The technique is called promession, the facilities that will do the job are called promatoriums, and the first one will open early next year in a converted crematorium in Jönköping, Sweden. Think of the operation as a kind of corpse disassembly line. The dearly departed are first supercooled in liquid nitrogen to about minus 196°C, then shattered into very small pieces on a vibration table. “We wanted to make the body unrecognizable without using any kind of an instrument that you would see in a kitchen or garage,” she explains.

Next a vacuum is used to evaporate moisture while a metal separator, traditionally used by the food processing industry to remove stray foreign objects from meat products, shuffles aside fillings, crowns, titanium hips, and so on. (You can put that sandwich down now.) Finally, the vaguely pink crumbs are deposited in a large box made of corn or potato starch.

Surviving family members bury the box in shallow topsoil and plant a tree or shrub on top. With the exception of perhaps a few broken remnants of plastic pacemaker, in a matter of months nothing is left but memories and some lush greenery.

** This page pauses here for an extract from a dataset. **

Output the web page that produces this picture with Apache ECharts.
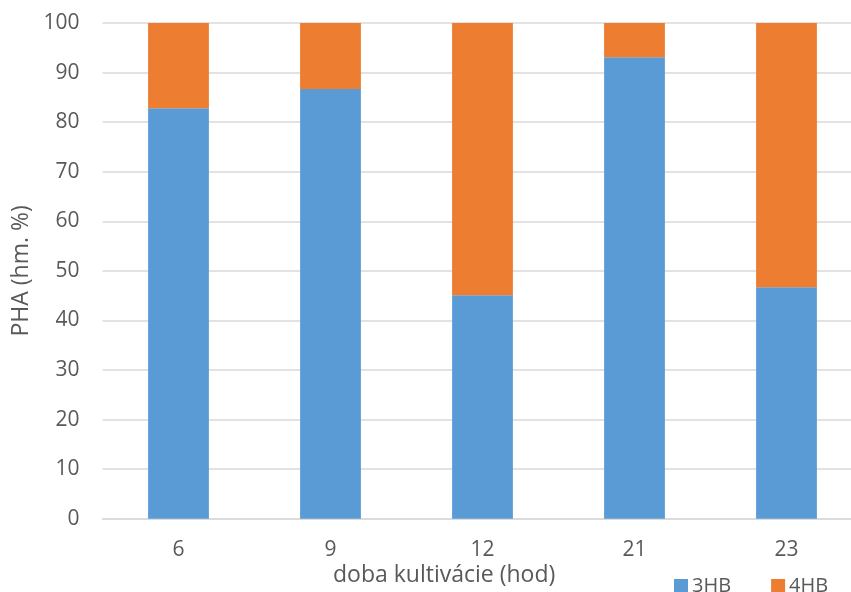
<!DOCTYPE html>
<html><head><meta charset="utf-8">
<script src="https://cdn.jsdelivr.net/npm/echarts@6/dist/echarts.min.js"></script>
<style>html,body{margin:0;padding:0;background:#fff}#c{width:851px;height:592px}</style>
</head><body><div id="c"></div>
<script>
const categories = ['6', '9', '12', '21', '23'];
const series3HB = [82.8, 86.7, 45.1, 93.1, 46.7];
const series4HB = [17.2, 13.3, 54.9, 6.9, 53.3];
const yTicks = {min: 0, max: 100, interval: 10};
const FONT = 'Open Sans';
const TXT = '#595959';
const chart = echarts.init(document.getElementById('c'));
chart.setOption({
  animation: false,
  textStyle: {fontFamily: FONT},
  grid: {left: 102.5, width: 760, top: 23, height: 495.7, containLabel: false, outerBoundsMode: 'none'},
  legend: {
    left: 674, top: 576, padding: 0, itemWidth: 14, itemHeight: 14, itemGap: 40,
    icon: 'rect',
    textStyle: {fontFamily: FONT, fontSize: 20, color: TXT, padding: [0,0,0,-1]},
    data: ['3HB', '4HB']
  },
  xAxis: {
    type: 'category', data: categories,
    axisLine: {lineStyle: {color: '#d9d9d9', width: 1.5}},
    axisTick: {show: false},
    axisLabel: {fontFamily: FONT, fontSize: 21, color: TXT, margin: 21}
  },
  yAxis: {
    type: 'value', min: yTicks.min, max: yTicks.max, interval: yTicks.interval,
    name: 'PHA (hm. %)', nameLocation: 'middle', nameGap: 66, nameRotate: 90,
    nameTextStyle: {fontFamily: FONT, fontSize: 23, color: TXT},
    axisLine: {show: false}, axisTick: {show: false},
    axisLabel: {fontFamily: FONT, fontSize: 21, color: TXT, margin: 23},
    splitLine: {lineStyle: {color: '#d9d9d9', width: 1.5}}
  },
  graphic: [{
    type: 'text', left: 333, top: 564,
    style: {text: 'doba kultivácie (hod)', font: '23px "Open Sans"', fill: TXT}
  }],
  series: [
    {name: '3HB', type: 'bar', stack: 'a', data: series3HB, barWidth: '40%',
     itemStyle: {color: '#5B9BD5'}},
    {name: '4HB', type: 'bar', stack: 'a', data: series4HB, barWidth: '40%',
     itemStyle: {color: '#ED7D31'}}
  ]
});
</script></body></html>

Assuming all goes well for Promessa in Jönköping, Wiigh-Mäsak expects partners will soon hang out their shingles in eleven countries, including Australia, South Africa, Germany, Korea, the UK, and even — pending regulatory hurdles and a still-in-the-works licensing agreement — Canada. But are we ready for this sort of thing?

Mortuary customs are among the most deeply entrenched in any culture, and in these parts the standard is deep burial. A mortician replaces the body’s blood with embalming chemicals, then arranges the preserved cadaver inside a casket made of metal or lumber — sometimes redwood or a tropical species like mahogany. Post-funeral, workers lower the casket into an underground vault six feet below ground level and backfill the grave. There, once microbes consume all available oxygen, the corpse putrefies into toxic skeletal sludge. Up top, constant mowing, fertilizing, and irrigation keep everything looking tidy.

Alternatively, the body is burned in a natural gas, propane, or oil-fired furnace, releasing a cloud of greenhouse gases into the atmosphere, along with the aerosolized mercury from a lifetime’s accumulation of dental fillings. An operator then pulverizes the bones left behind in a cremulator and presents these “ashes” to the bereaved in an urn.

Despite the undertaker’s soothing assurances, neither option is especially respectful of either the body or the ecosystem, which is why “natural burial” groups have started popping up all over Canada and the world. These organizations advocate burying the dead in less intensively landscaped settings, closer to the surface, without benefit of embalmment, a casket, or even a headstone.

Mention promession to even this crowd, however, and you turn up the conservative take. “There may be a little bit of an ‘ick’ factor,” fears Janet McCausland, executive director of the Toronto-based Natural Burial Association. “Natural burial is what we have been doing for millennia. People may be leery of this new fandangled technology.”